Glitterati is a 2004 film directed by Roger Avary assembled from the 70 hours of video footage shot for the European sequence of The Rules of Attraction in October of 2001, after the events of 9/11. It serves to expand upon the very minimally detailed and rapidly recapped story told by the character of Victor Ward (portrayed by Kip Pardue, featured in Avary's other film The Rules of Attraction) upon his return to the United States after having traveled extensively around Europe. Expanding upon those events, the film was intended as a connecting bridge between The Rules of Attraction and a planned film adaptation of Bret Easton Ellis' 1998 novel Glamorama, which was to be directed by Avary and star Pardue. Avary has called the film a "pencil sketch of what will ultimately be the oil painting of Glamorama."
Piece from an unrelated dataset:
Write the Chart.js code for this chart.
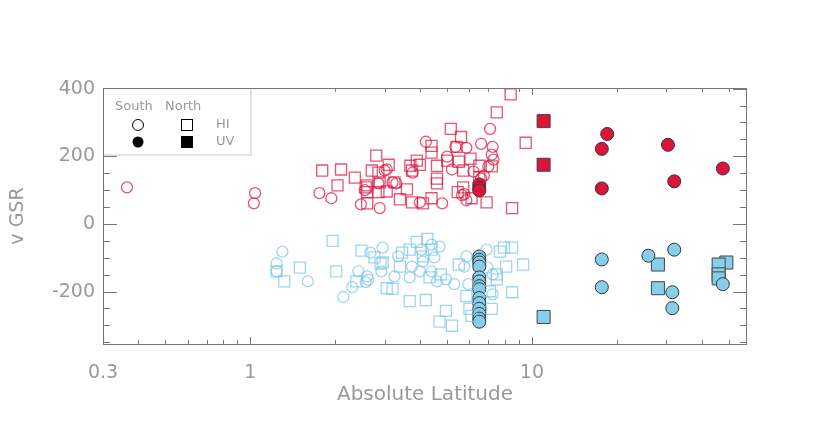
<!DOCTYPE html>
<html>
<head>
<meta charset="utf-8">
<script src="https://cdn.jsdelivr.net/npm/chart.js@4/dist/chart.umd.min.js"></script>
<style>
  html, body { margin: 0; padding: 0; background: #fff; }
</style>
</head>
<body>
<canvas id="myChart" width="830" height="443"></canvas>
<script>
// [absolute latitude, v GSR]
const hiSouth = [
  [0.365,108],[1.04,91],[1.03,61],[1.76,91],[1.94,76],[2.47,58],[2.88,47],
  [7.1,281],[4.2,243],[5.35,228],[5.85,225],[6.6,237],[7.25,228],[7.2,205],[7.3,190],
  [5.0,199],[5.2,161],[6.2,155],[7.0,170],[6.75,143],[6.6,134],[3.77,152],[3.05,161],
  [2.85,120],[3.3,120],[3.0,158],[3.2,123],[4.0,64],[4.8,61],[5.65,85],[5.85,70],
  [2.55,100],[5.75,88],
  [1.3,-82],[1.24,-117],[1.24,-140],[1.6,-170],[2.14,-216],[2.3,-187],[2.42,-140],
  [2.57,-172],[2.6,-155],[2.62,-165],[2.67,-85],[2.92,-140],[2.95,-70],[3.25,-155],
  [3.35,-96],[3.68,-158],[3.75,-126],[4.05,-76],[4.1,-111],[4.0,-140],[4.4,-61],
  [4.5,-99],[4.4,-140],[4.7,-67],[4.6,-170],[4.95,-164],[5.3,-178],[5.85,-96],
  [5.75,-126],[5.95,-178],[6.9,-76],[6.95,-129],[7.25,-149],[7.25,-208]
];
const hiNorth = [
  [8.4,383],[7.5,330],[5.15,281],[5.6,257],[9.5,240],[2.8,202],[3.1,175],[3.9,187],
  [4.4,231],[4.4,211],[5.4,228],[5.5,184],[6.05,193],[5.7,158],[6.5,172],[7.2,170],
  [4.6,172],[5.0,187],[3.7,172],[3.75,158],[4.0,175],[2.7,158],[1.8,158],[2.1,161],
  [2.35,137],[2.04,114],[2.6,114],[2.85,152],[2.88,123],[3.25,123],[3.05,96],[2.6,94],
  [2.85,94],[3.6,102],[3.4,73],[3.75,64],[4.1,61],[4.4,76],[4.6,134],[4.6,120],
  [5.45,94],[5.7,108],[6.9,64],[8.5,47],[6.5,137],[6.1,76],[2.57,108],[2.6,61],
  [1.24,-140],[1.32,-170],[1.5,-129],[1.96,-50],[2.02,-140],[2.38,-170],[2.48,-79],
  [2.76,-99],[2.9,-117],[3.05,-190],[3.2,-192],[2.95,-114],[3.4,-126],[3.46,-85],
  [3.68,-76],[3.68,-228],[3.9,-53],[4.25,-44],[4.1,-96],[4.2,-225],[4.4,-76],
  [4.33,-158],[4.75,-149],[4.95,-257],[4.7,-289],[5.2,-301],[5.5,-120],[5.85,-213],
  [6.0,-251],[6.1,-272],[7.1,-199],[7.2,-251],[7.5,-149],[7.5,-164],[7.7,-82],
  [7.95,-70],[8.5,-70],[8.1,-126],[8.5,-202],[9.3,-120]
];
const uvSouth = [
  [6.5,117],[6.5,106],[6.5,99],
  [18.5,266],[17.7,222],[17.7,105],[30.4,234],[32,126],[47.6,164],
  [6.5,-96],[6.5,-106],[6.5,-114],[6.5,-126],[6.5,-158],[6.5,-170],[6.5,-184],
  [6.5,-193],[6.5,-219],[6.5,-234],[6.5,-251],[6.5,-266],[6.5,-280],[6.5,-289],
  [17.7,-105],[17.7,-187],[25.9,-94],[32,-76],[31.5,-202],[31.5,-249],[47.6,-178]
];
const uvNorth = [
  [11,304],[11,175],
  [11,-275],[28,-120],[28,-190],[49,-114],[46,-120],[46,-149],[46,-161]
];

const xTickLabels = [0.3, 1, 10];
const yTickLabels = [-200, 0, 200, 400];

const redLine = 'rgba(220,20,60,0.72)';
const blueLine = 'rgba(120,195,232,0.7)';
const redFill = '#DC143C';
const blueFill = '#87CEEB';
const grey = '#999';

const toPts = arr => arr.map(p => ({x: p[0], y: p[1]}));
const lineCol = c => (c.raw && c.raw.y > 0) ? redLine : blueLine;
const fillCol = c => (c.raw && c.raw.y > 0) ? redFill : blueFill;

// inward IDL style ticks, frame and the little key box
const frame = {
  id: 'frame',
  afterDraw(chart) {
    const {ctx, chartArea: a, scales: {x, y}} = chart;
    ctx.save();
    ctx.strokeStyle = '#777';
    ctx.lineWidth = 1;
    ctx.strokeRect(a.left + 0.5, a.top + 0.5, a.right - a.left - 1, a.bottom - a.top);
    ctx.beginPath();
    x.ticks.forEach(t => {
      const px = Math.round(x.getPixelForValue(t.value)) + 0.5;
      const len = xTickLabels.includes(t.value) ? 7 : 4;
      ctx.moveTo(px, a.bottom); ctx.lineTo(px, a.bottom - len);
      ctx.moveTo(px, a.top); ctx.lineTo(px, a.top + len);
    });
    y.ticks.forEach(t => {
      const py = Math.round(y.getPixelForValue(t.value)) + 0.5;
      const len = yTickLabels.includes(t.value) ? 14 : 7;
      ctx.moveTo(a.left, py); ctx.lineTo(a.left + len, py);
      ctx.moveTo(a.right, py); ctx.lineTo(a.right - len, py);
    });
    ctx.stroke();

    // key
    const L = a.left, T = a.top;
    ctx.fillStyle = '#fff';
    ctx.fillRect(L + 1, T + 1, 146, 66);
    ctx.strokeStyle = '#e2e2e2';
    ctx.lineWidth = 2;
    ctx.beginPath();
    ctx.moveTo(L + 148, T + 1); ctx.lineTo(L + 148, T + 67); ctx.lineTo(L + 1, T + 67);
    ctx.stroke();
    ctx.fillStyle = grey;
    ctx.font = '13px "DejaVu Sans"';
    ctx.textBaseline = 'middle';
    ctx.fillText('South', L + 12, T + 19);
    ctx.fillText('North', L + 62, T + 19);
    ctx.fillText('HI', L + 113, T + 37);
    ctx.fillText('UV', L + 113, T + 54);
    ctx.strokeStyle = '#000';
    ctx.fillStyle = '#000';
    ctx.lineWidth = 1;
    ctx.beginPath(); ctx.arc(L + 35, T + 37, 5.5, 0, Math.PI * 2); ctx.stroke();
    ctx.strokeRect(L + 78.5, T + 31.5, 11, 11);
    ctx.beginPath(); ctx.arc(L + 35, T + 54, 5.5, 0, Math.PI * 2); ctx.fill();
    ctx.fillRect(L + 78, T + 48, 12, 12);
    ctx.restore();
  }
};

const ctx = document.getElementById('myChart').getContext('2d');
const myChart = new Chart(ctx, {
  type: 'scatter',
  data: {
    datasets: [
      {
        label: 'HI South',
        data: toPts(hiSouth),
        pointStyle: 'circle',
        pointRadius: 5.5,
        pointBorderWidth: 1.3,
        pointBackgroundColor: 'rgba(0,0,0,0)',
        pointBorderColor: lineCol
      },
      {
        label: 'HI North',
        data: toPts(hiNorth),
        pointStyle: 'rect',
        pointRadius: 7.8,
        pointBorderWidth: 1.3,
        pointBackgroundColor: 'rgba(0,0,0,0)',
        pointBorderColor: lineCol
      },
      {
        label: 'UV South',
        data: toPts(uvSouth),
        pointStyle: 'circle',
        pointRadius: 6.5,
        pointBorderWidth: 1,
        pointBackgroundColor: fillCol,
        pointBorderColor: '#333'
      },
      {
        label: 'UV North',
        data: toPts(uvNorth),
        pointStyle: 'rect',
        pointRadius: 9.2,
        pointBorderWidth: 1,
        pointBackgroundColor: fillCol,
        pointBorderColor: '#444'
      }
    ]
  },
  options: {
    responsive: false,
    animation: false,
    devicePixelRatio: 1,
    layout: { padding: { top: 88, right: 83, left: 0, bottom: 0 } },
    plugins: {
      legend: { display: false },
      tooltip: { enabled: false }
    },
    scales: {
      x: {
        type: 'logarithmic',
        min: 0.3,
        max: 58,
        afterFit: s => { s.height = 99; },
        afterBuildTicks: s => {
          const t = [];
          [0.1, 1, 10].forEach(d => {
            for (let k = 1; k < 10; k++) {
              const v = +(k * d).toFixed(2);
              if (v >= 0.3 && v <= 58) t.push({value: v});
            }
          });
          s.ticks = t;
        },
        grid: { display: false, drawTicks: false },
        border: { display: false },
        ticks: {
          autoSkip: false,
          maxRotation: 0,
          padding: 18,
          color: grey,
          font: { family: 'DejaVu Sans', size: 19 },
          callback: v => xTickLabels.includes(v) ? String(v) : ''
        },
        title: {
          display: true,
          text: 'Absolute Latitude',
          color: grey,
          font: { family: 'DejaVu Sans', size: 20 },
          padding: { top: 0, bottom: 36 }
        }
      },
      y: {
        min: -355,
        max: 402,
        afterFit: s => { s.width = 103; },
        afterBuildTicks: s => {
          const t = [];
          for (let v = -350; v <= 400; v += 50) t.push({value: v});
          s.ticks = t;
        },
        grid: { display: false, drawTicks: false },
        border: { display: false },
        ticks: {
          autoSkip: false,
          padding: 8,
          color: grey,
          font: { family: 'DejaVu Sans', size: 19 },
          callback: v => yTickLabels.includes(v) ? String(v) : ''
        },
        title: {
          display: true,
          text: 'v GSR',
          color: grey,
          font: { family: 'DejaVu Sans', size: 19 },
          padding: { top: 7, bottom: 0 }
        }
      }
    }
  },
  plugins: [frame]
});
</script>
</body>
</html>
The film is highly musical, primarily using song lyrics to tell the story of how Victor Ward becomes involved with a Florence bombing and then plans a second bombing in Rome, after sightseeing the ruins of the Colosseum and the Vatican. The film is a highly meditative and moody piece.
The film was shot non-stop over a fifteen-day period throughout Europe, with Pardue remaining in the character of Victor Ward the entire time. The characters in the film, with the exception of Kip Pardue, are all non-actors. Apparently, the entire film was improvised, with Pardue remaining in character as Victor Ward 24 hours a day. The people he met during his travels (mostly models) through over 15 cities "fell into the movie" and became part of it without knowing that it was a movie.
During an interview in French Premiere, Avary called the film "ethically questionable" and stated that he has no intention to release it on DVD, but only to show it privately in "sporadic surprise screenings". Bret Easton Ellis said of the film that "for many legal reasons, it will never see the light of day" as it's "basically about 90 minutes of him (Pardue) actually in character seducing women throughout Europe."